Sogno all'ombra della ragione

Sogno all'ombra della ragione

Oggi si ritiene che chi ha le visioni sia appunto un visionario; ma nel linguaggio descrittivo, nella comunicazione verbale, l’espressione “ho avuto un sogno” è perfettamente concepibile. Si esprime in questo modo il proprio stato d’animo e la propria aspirazione, una sorta di “oh come vorrei che fosse così”, in un linguaggio figurato. Così si espresse Martin Luther King (“I had a dream”) per esprimere appunto le sue idee, il suo programma politico. La visionarietà dantesca, altro esempio, non è mai solo quella del Dante “mistico”. E’, invece, un’energia che nasce nella scoperta di movimenti e rapporti nuovi entro la realtà esterna e interiore: una reinterpretazione del reale, per quella sua capacità di dar luogo alle cose nominandole. Anche per Dante viene spontaneo rinnovare la stupenda definizione dell’arte come “sogno fatto all’ombra della ragione”. E ciò sancisce l’affrancarsi della fictio dalla visio, delle figure del reale dalle metafore dell’immaginario, di un grande e stabile sistema analogico sul repertorio sfuggente dell’abbandono mistico.

Proprio la capacità di dialogare e di armonizzarsi col vero porta un sogno ad essere grande realtà e non una mera utopia di progresso, e di emancipazione, di evoluzione, di culto dell’oltre, che è e resterà onirico specchio di un uomo che non riesce a cogliere ed accettare se stesso, vittima di una pneumopatologia (malattia dell’animo) che, rendendolo incapace di entrare in relazione con la realtà prima, gliene fa creare un’inesistente seconda.

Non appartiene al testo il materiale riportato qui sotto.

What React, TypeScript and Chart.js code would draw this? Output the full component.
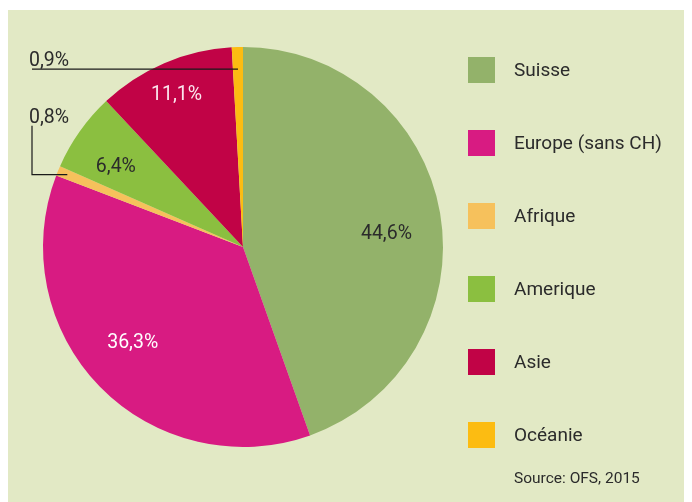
import React, { useEffect, useRef } from "react";
import { Chart, registerables } from "chart.js";

Chart.register(...registerables);

const categories = ["Suisse", "Europe (sans CH)", "Afrique", "Amerique", "Asie", "Océanie"];
const values = [44.6, 36.3, 0.8, 6.4, 11.1, 0.9];
const valueLabels = ["44,6%", "36,3%", "0,8%", "6,4%", "11,1%", "0,9%"];
const colors = ["#93b26a", "#d81b82", "#f6c15c", "#8bbf40", "#c10346", "#fcbc12"];
const labelColors = ["#2b2b2b", "#ffffff", "#2b2b2b", "#2b2b2b", "#fbe6ee", "#2b2b2b"];
// inside labels: position within slice (fraction of angle) and fraction of radius
const insideT = [0.53, 0.526, -1, 0.357, 0.49, -1];
const insideR = [0.72, 0.73, 0, 0.75, 0.83, 0];
const sourceText = "Source: OFS, 2015";

const FONT = "'Roboto', sans-serif";
const BG = "#e2e9c5";

const overlayPlugin = {
  id: "overlay",
  afterDraw(chart: any) {
    const ctx = chart.ctx as CanvasRenderingContext2D;
    const meta = chart.getDatasetMeta(0);
    ctx.save();
    ctx.textBaseline = "middle";
    ctx.font = `400 19.5px ${FONT}`;
    meta.data.forEach((arc: any, i: number) => {
      const { x, y, startAngle, endAngle, outerRadius } = arc.getProps(
        ["x", "y", "startAngle", "endAngle", "outerRadius"],
        true
      );
      if (insideT[i] >= 0) {
        const a = startAngle + insideT[i] * (endAngle - startAngle);
        const r = insideR[i] * outerRadius;
        ctx.fillStyle = labelColors[i];
        ctx.textAlign = "center";
        ctx.fillText(valueLabels[i], x + Math.cos(a) * r, y + Math.sin(a) * r);
      }
    });
    // outside labels with leader lines
    const colX = 24;
    ctx.strokeStyle = "#1a1a1a";
    ctx.lineWidth = 1.2;
    const drawLeader = (i: number, rf: number, up: number) => {
      const arc = meta.data[i];
      const { x, y, startAngle, endAngle, outerRadius } = arc.getProps(
        ["x", "y", "startAngle", "endAngle", "outerRadius"],
        true
      );
      const a = (startAngle + endAngle) / 2;
      const ex = x + Math.cos(a) * outerRadius * rf;
      const ey = y + Math.sin(a) * outerRadius * rf;
      ctx.beginPath();
      ctx.moveTo(ex, ey);
      ctx.lineTo(colX, ey);
      if (up > 0) ctx.lineTo(colX, ey - up);
      ctx.stroke();
      ctx.fillStyle = labelColors[i];
      ctx.textAlign = "left";
      const ty = up > 0 ? ey - up - 8 : ey - 8;
      ctx.fillText(valueLabels[i], colX - 3, ty);
    };
    drawLeader(5, 0.89, 0);
    drawLeader(2, 0.95, 49);

    // legend
    const sqX = 460;
    const txX = 506;
    const row0 = 60;
    const step = 73;
    categories.forEach((c, i) => {
      const cy = row0 + i * step;
      ctx.fillStyle = colors[i];
      ctx.fillRect(sqX, cy - 13, 27, 26);
      ctx.fillStyle = "#2b2b2b";
      ctx.textAlign = "left";
      ctx.font = `400 19px ${FONT}`;
      ctx.fillText(c, txX, cy + 1.5);
    });
    ctx.font = `400 15.5px ${FONT}`;
    ctx.fillStyle = "#2b2b2b";
    ctx.fillText(sourceText, txX, 469.5);
    ctx.restore();
  },
};

export default function App() {
  const ref = useRef<HTMLCanvasElement | null>(null);
  useEffect(() => {
    if (!ref.current) return;
    const chart = new Chart(ref.current, {
      type: "pie",
      data: {
        labels: categories,
        datasets: [
          {
            data: values,
            backgroundColor: colors,
            borderWidth: 0,
          },
        ],
      },
      options: {
        animation: false,
        responsive: false,
        maintainAspectRatio: false,
        layout: { padding: { left: 35, right: 249, top: 37, bottom: 55 } },
        plugins: {
          legend: { display: false },
          tooltip: { enabled: false },
        },
      },
      plugins: [overlayPlugin],
    });
    return () => chart.destroy();
  }, []);
  return (
    <div style={{ marginTop: 2, width: 684, height: 492, background: BG }}>
      <canvas ref={ref} width={684} height={492} style={{ display: "block" }} />
    </div>
  );
}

Non può che essere quindi il vero con la sua datità indipendente, e a volte imponente, il punto di partenza e di approdo di una narrazione, anche di fantasia, che si snoda sul filo della percezione e si approfondisce di riflessioni, di sensazioni, di ricordi che non possono che scorrere all’interno delle cose, come linfa vitale. Le grandi opere d’arte e i grandi progetti dell’umanità non nascono dal nulla, come apparizioni, come fragranti visioni di un universo interiore vanamente intessuto di poesia e d’incanto, ma sgorgano come momenti di contemplazione di cieli, di terre e di acque che si incontrano e che si compenetrano, di brani di vita, lunghi attimi di eternità. Immagini che sono voli d’immenso, spazi d’infinito da riempire con i battiti del cuore.

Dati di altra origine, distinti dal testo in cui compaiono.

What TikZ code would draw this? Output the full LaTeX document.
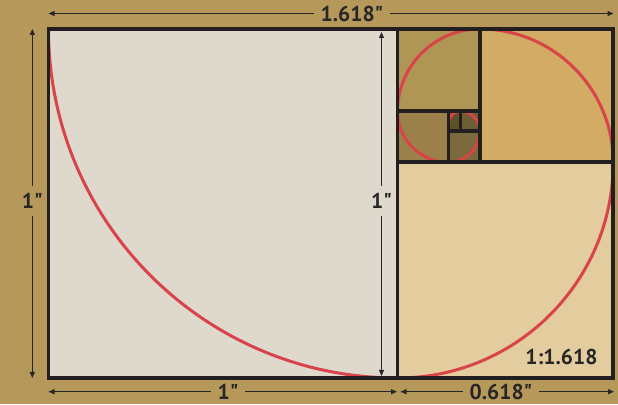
\documentclass[tikz,border=0pt]{standalone}
\usepackage{fontspec}
\setmainfont{PT Sans}[Ligatures=TeXOff]
\usetikzlibrary{arrows.meta}
\definecolor{bg}{HTML}{B5985A}
\definecolor{sqA}{HTML}{DFD9CD}
\definecolor{sqB}{HTML}{E3CC9E}
\definecolor{sqC}{HTML}{D2AB65}
\definecolor{sqD}{HTML}{B09654}
\definecolor{sqE}{HTML}{9B8149}
\definecolor{sqF}{HTML}{7C6A3E}
\definecolor{sqG}{HTML}{6E5E33}
\definecolor{sqH}{HTML}{5E5025}
\definecolor{edge}{HTML}{231F20}
\definecolor{spiral}{HTML}{D9434A}
\definecolor{ink}{HTML}{262626}
\begin{document}
\begin{tikzpicture}[x=1pt,y=1pt,
  box/.style={draw=edge,line width=3.8pt,line join=miter},
  dim/.style={draw=ink,line width=1.1pt,{Triangle[length=6pt,width=5pt]}-{Triangle[length=6pt,width=5pt]}},
  lbl/.style={font=\fontsize{21.5}{24}\selectfont\bfseries,text=ink,inner sep=0pt},
  hlbl/.style={lbl,inner xsep=7pt,inner ysep=1pt},
  vlbl/.style={lbl,inner xsep=1pt,inner ysep=7pt}]
\fill[bg] (0,0) rectangle (618,404);
\useasboundingbox (0,0) rectangle (618,404);
% squares
\fill[sqA] (48.5,26) rectangle (397.5,375);
\fill[sqB] (397.5,26) rectangle (613.2,241.7);
\fill[sqC] (479.9,241.7) rectangle (613.2,375);
\fill[sqD] (397.5,292.62) rectangle (479.9,375);
\fill[sqE] (397.5,241.7) rectangle (448.42,292.62);
\fill[sqF] (448.42,241.7) rectangle (479.9,273.17);
\fill[sqG] (460.45,273.17) rectangle (479.9,292.62);
\fill[sqH] (448.42,273.17) rectangle (460.45,292.62);
% spiral
\draw[spiral,line width=3pt] (48.5,375)
  arc[start angle=180,end angle=270,radius=349]
  arc[start angle=270,end angle=360,radius=215.7]
  arc[start angle=0,end angle=90,radius=133.3]
  arc[start angle=90,end angle=180,radius=82.38]
  arc[start angle=180,end angle=270,radius=50.92]
  arc[start angle=270,end angle=360,radius=31.47]
  arc[start angle=0,end angle=90,radius=19.45]
  arc[start angle=90,end angle=180,radius=12.02];
% dimension arrows
\coordinate (tl) at (48.5,390.5);
\coordinate (tr) at (613.5,390.5);
\draw[dim] (tl) -- (tr);
\node[hlbl,fill=bg] (ltop) at (352,390.5) {1.618"};
\coordinate (vlt) at (32.3,375);
\coordinate (vlb) at (32.3,26);
\draw[dim] (vlt) -- (vlb);
\node[vlbl,fill=bg] (lleft) at (32.3,203) {1"};
\coordinate (vmt) at (381.5,372);
\coordinate (vmb) at (381.5,28);
\draw[dim] (vmt) -- (vmb);
\node[vlbl,fill=sqA] (lmid) at (381.5,203) {1"};
\coordinate (b1l) at (48.5,12.3);
\coordinate (b1r) at (397,12.3);
\draw[dim] (b1l) -- (b1r);
\node[hlbl,fill=bg] (lb1) at (228,12.3) {1"};
\coordinate (b2l) at (400.5,12.3);
\coordinate (b2r) at (614,12.3);
\draw[dim] (b2l) -- (b2r);
\node[hlbl,fill=bg] (lb2) at (501,12.3) {0.618"};
% lines
\draw[box] (48.5,26) rectangle (613.2,375);
\draw[box] (397.5,26) -- (397.5,375);
\draw[box] (397.5,241.7) -- (613.2,241.7);
\draw[box] (479.9,241.7) -- (479.9,375);
\draw[box] (397.5,292.62) -- (479.9,292.62);
\draw[box] (448.42,241.7) -- (448.42,292.62);
\draw[box] (448.42,273.17) -- (479.9,273.17);
\draw[box] (460.45,273.17) -- (460.45,292.62);
\node[lbl,anchor=base] (ratio) at (561.5,39.7) {1:1.618};
\end{tikzpicture}
\end{document}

Come ci dice Aristotele nella Metafisica, l’esperienza è un sapere immediatamente inferiore ad arte e scienza (che sono le più alte forme della conoscenza), ma il solo che le produce. E un’esperienza buona, partecipata e “nutrita di realtà”, di mondo, è quella che nasce da un consapevole esercizio di sensazione e memoria. Ecco il legame, tutto greco ed occidentale, tra visione e visionarietà, tra vista (la sensazione per eccellenza secondo il filosofo) – che entra in contatto con il mondo – ed arte – che contempla la soglia del mistero dell’essere. Genio, artista, eroe è proprio colui che riesce a tradurre in azione qualche frammento colto contemplando quella soglia, rappresentazione sempre parziale ma l’unica che ci è data nella dimensione del conoscibile, del sensibile e del sovrasensibile.